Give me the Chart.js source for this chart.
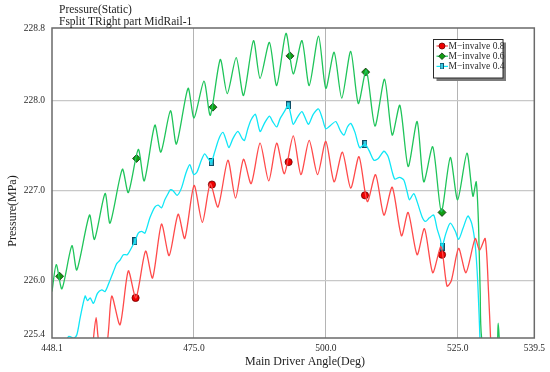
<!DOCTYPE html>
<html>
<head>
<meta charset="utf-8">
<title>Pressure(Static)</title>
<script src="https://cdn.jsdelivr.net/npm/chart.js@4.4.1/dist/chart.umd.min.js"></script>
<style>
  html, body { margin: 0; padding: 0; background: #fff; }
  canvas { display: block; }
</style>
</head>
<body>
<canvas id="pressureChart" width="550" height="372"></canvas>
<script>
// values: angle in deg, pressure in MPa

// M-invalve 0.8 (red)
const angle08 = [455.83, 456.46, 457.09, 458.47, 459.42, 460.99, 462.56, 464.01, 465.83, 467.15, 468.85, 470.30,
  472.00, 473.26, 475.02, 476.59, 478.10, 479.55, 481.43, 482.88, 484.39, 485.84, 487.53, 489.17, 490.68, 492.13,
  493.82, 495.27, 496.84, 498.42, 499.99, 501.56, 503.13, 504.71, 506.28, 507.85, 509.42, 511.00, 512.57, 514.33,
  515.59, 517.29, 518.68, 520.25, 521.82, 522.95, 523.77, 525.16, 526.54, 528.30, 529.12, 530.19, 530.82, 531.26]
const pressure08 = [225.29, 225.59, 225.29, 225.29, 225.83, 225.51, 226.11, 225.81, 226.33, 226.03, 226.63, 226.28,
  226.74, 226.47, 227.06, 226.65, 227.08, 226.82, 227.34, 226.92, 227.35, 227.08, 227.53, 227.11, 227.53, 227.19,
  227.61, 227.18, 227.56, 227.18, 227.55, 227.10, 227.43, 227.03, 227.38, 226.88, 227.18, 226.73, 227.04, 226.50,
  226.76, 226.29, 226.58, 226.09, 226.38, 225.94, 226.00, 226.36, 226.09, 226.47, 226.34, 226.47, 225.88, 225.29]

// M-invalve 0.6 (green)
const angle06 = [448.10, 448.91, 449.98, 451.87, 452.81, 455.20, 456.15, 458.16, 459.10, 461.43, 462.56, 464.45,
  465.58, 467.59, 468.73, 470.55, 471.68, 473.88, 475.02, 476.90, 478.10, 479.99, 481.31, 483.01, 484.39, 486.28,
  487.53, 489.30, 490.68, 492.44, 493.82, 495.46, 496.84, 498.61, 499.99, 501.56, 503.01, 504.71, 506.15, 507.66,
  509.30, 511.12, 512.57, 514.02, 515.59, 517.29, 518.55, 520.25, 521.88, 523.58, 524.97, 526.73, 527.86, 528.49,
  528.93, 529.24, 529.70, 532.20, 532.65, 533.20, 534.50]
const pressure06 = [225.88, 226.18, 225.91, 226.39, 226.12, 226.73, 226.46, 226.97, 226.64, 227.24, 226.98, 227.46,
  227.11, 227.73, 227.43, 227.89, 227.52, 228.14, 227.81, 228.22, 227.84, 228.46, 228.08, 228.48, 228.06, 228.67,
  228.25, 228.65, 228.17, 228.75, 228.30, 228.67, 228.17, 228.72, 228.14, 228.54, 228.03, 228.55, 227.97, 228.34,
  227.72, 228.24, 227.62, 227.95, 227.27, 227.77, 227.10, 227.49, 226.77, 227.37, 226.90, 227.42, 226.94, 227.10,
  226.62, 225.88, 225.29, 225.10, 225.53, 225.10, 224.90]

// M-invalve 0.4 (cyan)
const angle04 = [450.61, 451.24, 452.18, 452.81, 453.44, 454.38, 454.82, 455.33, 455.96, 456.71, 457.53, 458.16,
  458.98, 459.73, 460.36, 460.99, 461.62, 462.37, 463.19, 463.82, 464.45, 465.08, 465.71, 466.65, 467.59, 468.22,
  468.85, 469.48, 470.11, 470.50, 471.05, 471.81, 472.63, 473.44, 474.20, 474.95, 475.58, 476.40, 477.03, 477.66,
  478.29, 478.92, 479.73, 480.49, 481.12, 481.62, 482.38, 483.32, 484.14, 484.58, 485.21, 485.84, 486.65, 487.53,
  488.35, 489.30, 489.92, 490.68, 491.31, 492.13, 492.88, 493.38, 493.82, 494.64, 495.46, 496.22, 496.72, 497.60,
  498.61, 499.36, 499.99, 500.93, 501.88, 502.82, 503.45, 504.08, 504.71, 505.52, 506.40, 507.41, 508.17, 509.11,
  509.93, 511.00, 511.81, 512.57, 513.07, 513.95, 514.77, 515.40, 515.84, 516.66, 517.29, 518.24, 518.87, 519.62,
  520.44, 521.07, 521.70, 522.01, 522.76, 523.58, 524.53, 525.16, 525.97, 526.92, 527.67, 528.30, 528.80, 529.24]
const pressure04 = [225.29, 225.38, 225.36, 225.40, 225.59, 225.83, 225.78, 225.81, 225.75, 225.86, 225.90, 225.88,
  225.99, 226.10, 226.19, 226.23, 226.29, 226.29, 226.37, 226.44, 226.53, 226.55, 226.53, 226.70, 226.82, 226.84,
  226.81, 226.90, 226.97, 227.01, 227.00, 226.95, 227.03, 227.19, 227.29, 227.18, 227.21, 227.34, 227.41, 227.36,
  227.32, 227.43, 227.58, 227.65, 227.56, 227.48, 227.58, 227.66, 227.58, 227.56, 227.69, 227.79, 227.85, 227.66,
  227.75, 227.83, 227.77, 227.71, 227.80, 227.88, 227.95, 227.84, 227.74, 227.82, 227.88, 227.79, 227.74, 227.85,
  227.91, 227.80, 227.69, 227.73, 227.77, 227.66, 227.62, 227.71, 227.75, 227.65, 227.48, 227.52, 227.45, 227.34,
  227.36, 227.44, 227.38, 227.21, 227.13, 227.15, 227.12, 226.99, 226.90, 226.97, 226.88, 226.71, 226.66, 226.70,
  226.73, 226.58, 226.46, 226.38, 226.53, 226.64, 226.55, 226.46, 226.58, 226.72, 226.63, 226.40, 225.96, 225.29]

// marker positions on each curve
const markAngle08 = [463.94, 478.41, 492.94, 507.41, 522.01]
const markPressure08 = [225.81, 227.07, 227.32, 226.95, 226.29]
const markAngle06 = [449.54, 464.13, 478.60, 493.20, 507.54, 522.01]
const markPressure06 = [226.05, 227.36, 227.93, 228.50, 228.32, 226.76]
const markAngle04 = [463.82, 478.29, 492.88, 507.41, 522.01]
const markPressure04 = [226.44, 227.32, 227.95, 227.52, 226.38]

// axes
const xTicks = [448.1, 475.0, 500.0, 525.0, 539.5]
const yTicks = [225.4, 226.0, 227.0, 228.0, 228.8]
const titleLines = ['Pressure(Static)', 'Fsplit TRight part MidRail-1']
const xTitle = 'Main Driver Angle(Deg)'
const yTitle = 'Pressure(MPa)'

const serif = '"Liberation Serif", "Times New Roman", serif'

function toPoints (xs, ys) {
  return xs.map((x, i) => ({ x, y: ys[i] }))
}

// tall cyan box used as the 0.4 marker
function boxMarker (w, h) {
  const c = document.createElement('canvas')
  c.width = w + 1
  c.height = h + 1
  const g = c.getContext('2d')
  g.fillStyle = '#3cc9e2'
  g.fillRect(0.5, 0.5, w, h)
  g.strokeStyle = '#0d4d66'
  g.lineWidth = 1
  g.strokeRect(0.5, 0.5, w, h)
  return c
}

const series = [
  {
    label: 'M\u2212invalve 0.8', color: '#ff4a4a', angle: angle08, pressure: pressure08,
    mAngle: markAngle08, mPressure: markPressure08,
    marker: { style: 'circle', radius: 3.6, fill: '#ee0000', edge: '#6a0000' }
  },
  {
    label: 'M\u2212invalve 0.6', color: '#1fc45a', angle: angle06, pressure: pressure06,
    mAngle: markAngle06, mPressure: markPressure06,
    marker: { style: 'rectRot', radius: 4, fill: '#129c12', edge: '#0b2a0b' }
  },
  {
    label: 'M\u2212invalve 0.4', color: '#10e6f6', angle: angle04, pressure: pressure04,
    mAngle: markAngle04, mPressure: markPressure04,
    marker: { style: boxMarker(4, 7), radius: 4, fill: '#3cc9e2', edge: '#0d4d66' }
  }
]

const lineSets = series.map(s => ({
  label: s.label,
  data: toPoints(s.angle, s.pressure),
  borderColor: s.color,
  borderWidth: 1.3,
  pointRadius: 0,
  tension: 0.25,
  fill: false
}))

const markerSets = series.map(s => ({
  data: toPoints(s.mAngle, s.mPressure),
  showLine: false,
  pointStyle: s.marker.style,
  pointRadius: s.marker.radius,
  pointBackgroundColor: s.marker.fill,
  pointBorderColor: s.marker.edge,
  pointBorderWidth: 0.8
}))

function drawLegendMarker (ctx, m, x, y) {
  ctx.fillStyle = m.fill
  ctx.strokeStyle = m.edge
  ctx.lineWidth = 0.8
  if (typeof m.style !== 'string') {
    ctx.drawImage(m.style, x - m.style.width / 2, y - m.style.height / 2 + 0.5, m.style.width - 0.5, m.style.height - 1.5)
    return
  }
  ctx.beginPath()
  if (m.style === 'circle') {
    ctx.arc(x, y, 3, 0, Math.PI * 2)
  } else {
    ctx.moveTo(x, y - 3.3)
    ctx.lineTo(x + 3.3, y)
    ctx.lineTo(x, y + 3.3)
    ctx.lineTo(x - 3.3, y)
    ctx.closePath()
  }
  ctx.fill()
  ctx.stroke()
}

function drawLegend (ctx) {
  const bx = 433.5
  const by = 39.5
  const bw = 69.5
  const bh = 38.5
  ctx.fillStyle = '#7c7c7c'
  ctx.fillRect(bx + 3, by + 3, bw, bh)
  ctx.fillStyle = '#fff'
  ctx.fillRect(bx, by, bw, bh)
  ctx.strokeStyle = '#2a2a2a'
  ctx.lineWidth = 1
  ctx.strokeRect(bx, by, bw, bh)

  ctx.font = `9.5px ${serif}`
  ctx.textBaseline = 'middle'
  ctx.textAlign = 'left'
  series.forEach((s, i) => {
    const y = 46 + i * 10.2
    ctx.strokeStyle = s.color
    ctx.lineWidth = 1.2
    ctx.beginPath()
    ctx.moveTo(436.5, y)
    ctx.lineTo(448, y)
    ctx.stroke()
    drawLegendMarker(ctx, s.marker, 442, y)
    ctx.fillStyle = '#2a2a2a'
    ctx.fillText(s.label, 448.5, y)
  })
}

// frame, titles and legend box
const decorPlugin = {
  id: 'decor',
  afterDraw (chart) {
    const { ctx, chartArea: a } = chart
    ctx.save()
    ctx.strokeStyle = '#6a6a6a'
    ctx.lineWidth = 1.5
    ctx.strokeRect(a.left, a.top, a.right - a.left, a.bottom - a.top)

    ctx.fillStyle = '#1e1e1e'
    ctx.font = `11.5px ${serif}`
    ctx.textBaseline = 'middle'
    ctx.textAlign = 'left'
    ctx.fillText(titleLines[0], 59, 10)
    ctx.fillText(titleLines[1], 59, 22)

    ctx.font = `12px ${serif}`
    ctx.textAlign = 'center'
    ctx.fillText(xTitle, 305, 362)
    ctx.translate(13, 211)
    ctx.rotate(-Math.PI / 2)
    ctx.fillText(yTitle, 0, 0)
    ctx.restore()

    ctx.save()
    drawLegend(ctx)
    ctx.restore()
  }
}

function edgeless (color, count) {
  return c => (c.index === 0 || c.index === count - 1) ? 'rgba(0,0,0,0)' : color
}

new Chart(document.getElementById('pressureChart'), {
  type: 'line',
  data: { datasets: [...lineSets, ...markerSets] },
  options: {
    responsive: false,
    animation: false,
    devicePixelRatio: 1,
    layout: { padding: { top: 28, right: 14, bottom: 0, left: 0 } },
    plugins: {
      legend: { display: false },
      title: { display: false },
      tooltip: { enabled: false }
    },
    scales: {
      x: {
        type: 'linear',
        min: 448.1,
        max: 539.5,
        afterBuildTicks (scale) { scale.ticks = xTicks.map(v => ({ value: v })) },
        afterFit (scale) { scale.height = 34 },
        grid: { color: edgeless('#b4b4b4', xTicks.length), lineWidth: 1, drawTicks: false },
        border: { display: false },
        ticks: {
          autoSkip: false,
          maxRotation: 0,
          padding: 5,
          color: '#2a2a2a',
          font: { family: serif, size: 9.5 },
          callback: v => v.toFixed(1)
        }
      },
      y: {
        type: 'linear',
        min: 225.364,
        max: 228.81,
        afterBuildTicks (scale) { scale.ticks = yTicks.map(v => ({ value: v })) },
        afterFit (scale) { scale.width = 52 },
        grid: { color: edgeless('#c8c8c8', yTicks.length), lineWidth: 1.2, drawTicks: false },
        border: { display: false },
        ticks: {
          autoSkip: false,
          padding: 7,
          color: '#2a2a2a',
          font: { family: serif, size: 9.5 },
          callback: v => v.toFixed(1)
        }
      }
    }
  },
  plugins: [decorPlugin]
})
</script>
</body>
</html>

> **Short exercise**:
Output exactly the span of lines from the top of the listing through the line holding "pressure in MPa", and leave every picture out.

> **Response**:
Give me the Chart.js source for this chart.
<!DOCTYPE html>
<html>
<head>
<meta charset="utf-8">
<title>Pressure(Static)</title>
<script src="https://cdn.jsdelivr.net/npm/chart.js@4.4.1/dist/chart.umd.min.js"></script>
<style>
  html, body { margin: 0; padding: 0; background: #fff; }
  canvas { display: block; }
</style>
</head>
<body>
<canvas id="pressureChart" width="550" height="372"></canvas>
<script>
// values: angle in deg, pressure in MPa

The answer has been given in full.